### [Problem details]
Write every record out again exactly, and keep images out of it.

### [Records shown]
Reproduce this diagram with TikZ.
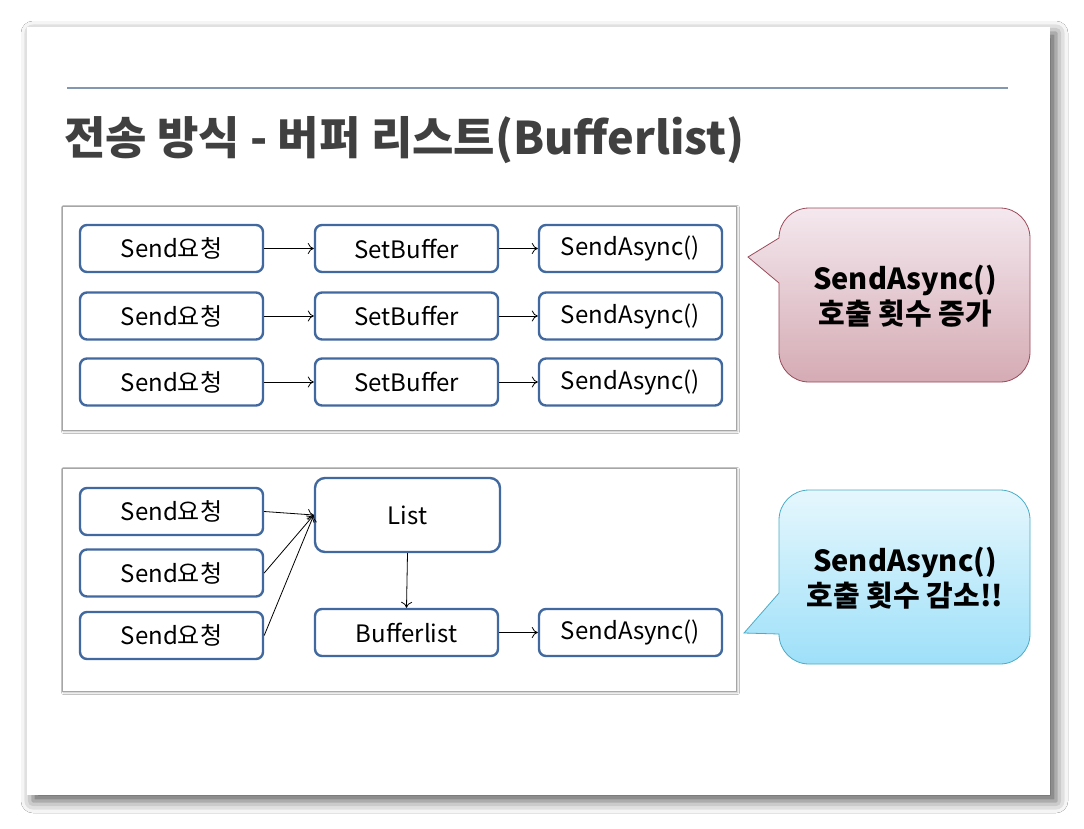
\documentclass[tikz,border=0pt]{standalone}
\usepackage{fontspec}
\setmainfont{Noto Sans CJK KR}
\usetikzlibrary{arrows.meta,shadows.blur}
\definecolor{boxblue}{HTML}{41689F}
\definecolor{titlegray}{HTML}{404040}
\definecolor{ruleblue}{HTML}{8497B0}
\definecolor{pinktop}{HTML}{F4E8EE}
\definecolor{pinkbot}{HTML}{D5ABB4}
\definecolor{pinkline}{HTML}{9A4A5A}
\definecolor{cyantop}{HTML}{E6F7FD}
\definecolor{cyanbot}{HTML}{9EE0F9}
\definecolor{cyanline}{HTML}{4AACC6}
\tikzset{
  x=1pt,y=-1pt,
  rbox/.style={draw=boxblue,line width=2.4pt,rounded corners=7pt,fill=white,
    minimum width=183pt,minimum height=47pt,inner sep=0pt,
    font=\fontsize{24}{28}\selectfont},
  conn/.style={draw=black,line width=0.8pt,-{To[length=6pt,width=11pt]}},
  panel/.style={draw={gray!70},line width=0.8pt,fill=white,
    blur shadow={shadow xshift=1.5pt,shadow yshift=-1.5pt,shadow blur radius=2pt,shadow opacity=30}},
  calltext/.style={font=\fontsize{29}{35}\selectfont\bfseries,align=center,text=black}
}
\begin{document}
\begin{tikzpicture}
\useasboundingbox[fill=white] (0,0) rectangle (1084,828);
% slide
\path[fill=white,blur shadow={shadow xshift=6pt,shadow yshift=-6pt,shadow blur radius=12pt,shadow opacity=65}]
  (27,27) rectangle (1050,795);
\draw[ruleblue,line width=1.2pt] (67,88) -- (1008,88);
\node[anchor=west,inner sep=0pt,text=titlegray,font=\fontsize{45}{52}\selectfont\bfseries] (title) at (64,140) {전송 방식 - 버퍼 리스트(Bufferlist)};
% panels
\path[panel] (62,206) rectangle (736,430);
\path[panel] (62,468) rectangle (736,691);
% top rows
\node[rbox] (a1) at (171.5,248.5) {Send요청};
\node[rbox] (a2) at (406.5,248.5) {SetBuffer};
\node[rbox] (a3) at (630.5,248.5) {SendAsync()};
\node[rbox] (b1) at (171.5,316) {Send요청};
\node[rbox] (b2) at (406.5,316) {SetBuffer};
\node[rbox] (b3) at (630.5,316) {SendAsync()};
\node[rbox] (c1) at (171.5,382) {Send요청};
\node[rbox] (c2) at (406.5,382) {SetBuffer};
\node[rbox] (c3) at (630.5,382) {SendAsync()};
\foreach \r in {a,b,c}{
  \draw[conn] (\r1.east) -- (\r2.west);
  \draw[conn] (\r2.east) -- (\r3.west);
}
% bottom
\node[rbox] (s1) at (171.5,511.5) {Send요청};
\node[rbox] (s2) at (171.5,573) {Send요청};
\node[rbox] (s3) at (171.5,635.5) {Send요청};
\node[rbox,minimum width=185pt,minimum height=74pt,rounded corners=10pt] (list) at (407.5,515) {List};
\node[rbox] (buf) at (406.5,632.5) {Bufferlist};
\node[rbox] (bsa) at (630.5,632.5) {SendAsync()};
\draw[conn] (s1.east) -- (list.west);
\draw[conn] (s2.east) -- (list.west);
\draw[conn] (s3.east) -- (list.west);
\draw[conn] (list.south) -- (buf.north);
\draw[conn] (buf.east) -- (bsa.west);
% callouts
\def\R{30}
\shade[top color=pinktop,bottom color=pinkbot,draw=pinkline,line width=0.8pt]
  (779,283) -- (748,257) -- (779,238) -- (779,208+\R) arc[start angle=180,end angle=270,radius=\R]
  -- (1030-\R,208) arc[start angle=270,end angle=360,radius=\R]
  -- (1030,382-\R) arc[start angle=0,end angle=90,radius=\R]
  -- (779+\R,382) arc[start angle=90,end angle=180,radius=\R] -- cycle;
\node[calltext] (t1) at (905,296) {SendAsync()\\호출 횟수 증가};
\shade[top color=cyantop,bottom color=cyanbot,draw=cyanline,line width=0.8pt]
  (779,634) -- (744,633) -- (779,593) -- (779,490+\R) arc[start angle=180,end angle=270,radius=\R]
  -- (1030-\R,490) arc[start angle=270,end angle=360,radius=\R]
  -- (1030,664-\R) arc[start angle=0,end angle=90,radius=\R]
  -- (779+\R,664) arc[start angle=90,end angle=180,radius=\R] -- cycle;
\node[calltext] (t2) at (905,578) {SendAsync()\\호출 횟수 감소!!};
\end{tikzpicture}
\end{document}
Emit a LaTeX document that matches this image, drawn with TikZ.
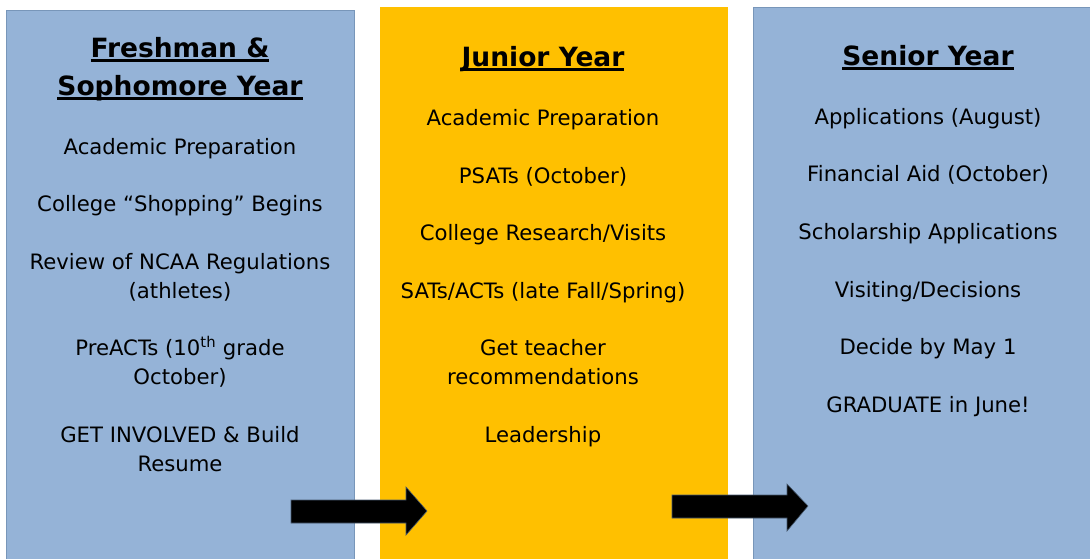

### [Written solution]
Reproduce this diagram with TikZ.
\documentclass[tikz,border=0pt]{standalone}
\usepackage{fontspec}
\setmainfont{Noto Sans CJK KR}
\usetikzlibrary{arrows.meta,shadows.blur}
\definecolor{boxblue}{HTML}{41689F}
\definecolor{titlegray}{HTML}{404040}
\definecolor{ruleblue}{HTML}{8497B0}
\definecolor{pinktop}{HTML}{F4E8EE}
\definecolor{pinkbot}{HTML}{D5ABB4}
\definecolor{pinkline}{HTML}{9A4A5A}
\definecolor{cyantop}{HTML}{E6F7FD}
\definecolor{cyanbot}{HTML}{9EE0F9}
\definecolor{cyanline}{HTML}{4AACC6}
\tikzset{
  x=1pt,y=-1pt,
  rbox/.style={draw=boxblue,line width=2.4pt,rounded corners=7pt,fill=white,
    minimum width=183pt,minimum height=47pt,inner sep=0pt,
    font=\fontsize{24}{28}\selectfont},
  conn/.style={draw=black,line width=0.8pt,-{To[length=6pt,width=11pt]}},
  panel/.style={draw={gray!70},line width=0.8pt,fill=white,
    blur shadow={shadow xshift=1.5pt,shadow yshift=-1.5pt,shadow blur radius=2pt,shadow opacity=30}},
  calltext/.style={font=\fontsize{29}{35}\selectfont\bfseries,align=center,text=black}
}
\begin{document}
\begin{tikzpicture}
\useasboundingbox[fill=white] (0,0) rectangle (1084,828);
% slide
\path[fill=white,blur shadow={shadow xshift=6pt,shadow yshift=-6pt,shadow blur radius=12pt,shadow opacity=65}]
  (27,27) rectangle (1050,795);
\draw[ruleblue,line width=1.2pt] (67,88) -- (1008,88);
\node[anchor=west,inner sep=0pt,text=titlegray,font=\fontsize{45}{52}\selectfont\bfseries] (title) at (64,140) {전송 방식 - 버퍼 리스트(Bufferlist)};
% panels
\path[panel] (62,206) rectangle (736,430);
\path[panel] (62,468) rectangle (736,691);
% top rows
\node[rbox] (a1) at (171.5,248.5) {Send요청};
\node[rbox] (a2) at (406.5,248.5) {SetBuffer};
\node[rbox] (a3) at (630.5,248.5) {SendAsync()};
\node[rbox] (b1) at (171.5,316) {Send요청};
\node[rbox] (b2) at (406.5,316) {SetBuffer};
\node[rbox] (b3) at (630.5,316) {SendAsync()};
\node[rbox] (c1) at (171.5,382) {Send요청};
\node[rbox] (c2) at (406.5,382) {SetBuffer};
\node[rbox] (c3) at (630.5,382) {SendAsync()};
\foreach \r in {a,b,c}{
  \draw[conn] (\r1.east) -- (\r2.west);
  \draw[conn] (\r2.east) -- (\r3.west);
}
% bottom
\node[rbox] (s1) at (171.5,511.5) {Send요청};
\node[rbox] (s2) at (171.5,573) {Send요청};
\node[rbox] (s3) at (171.5,635.5) {Send요청};
\node[rbox,minimum width=185pt,minimum height=74pt,rounded corners=10pt] (list) at (407.5,515) {List};
\node[rbox] (buf) at (406.5,632.5) {Bufferlist};
\node[rbox] (bsa) at (630.5,632.5) {SendAsync()};
\draw[conn] (s1.east) -- (list.west);
\draw[conn] (s2.east) -- (list.west);
\draw[conn] (s3.east) -- (list.west);
\draw[conn] (list.south) -- (buf.north);
\draw[conn] (buf.east) -- (bsa.west);
% callouts
\def\R{30}
\shade[top color=pinktop,bottom color=pinkbot,draw=pinkline,line width=0.8pt]
  (779,283) -- (748,257) -- (779,238) -- (779,208+\R) arc[start angle=180,end angle=270,radius=\R]
  -- (1030-\R,208) arc[start angle=270,end angle=360,radius=\R]
  -- (1030,382-\R) arc[start angle=0,end angle=90,radius=\R]
  -- (779+\R,382) arc[start angle=90,end angle=180,radius=\R] -- cycle;
\node[calltext] (t1) at (905,296) {SendAsync()\\호출 횟수 증가};
\shade[top color=cyantop,bottom color=cyanbot,draw=cyanline,line width=0.8pt]
  (779,634) -- (744,633) -- (779,593) -- (779,490+\R) arc[start angle=180,end angle=270,radius=\R]
  -- (1030-\R,490) arc[start angle=270,end angle=360,radius=\R]
  -- (1030,664-\R) arc[start angle=0,end angle=90,radius=\R]
  -- (779+\R,664) arc[start angle=90,end angle=180,radius=\R] -- cycle;
\node[calltext] (t2) at (905,578) {SendAsync()\\호출 횟수 감소!!};
\end{tikzpicture}
\end{document}
Emit a LaTeX document that matches this image, drawn with TikZ.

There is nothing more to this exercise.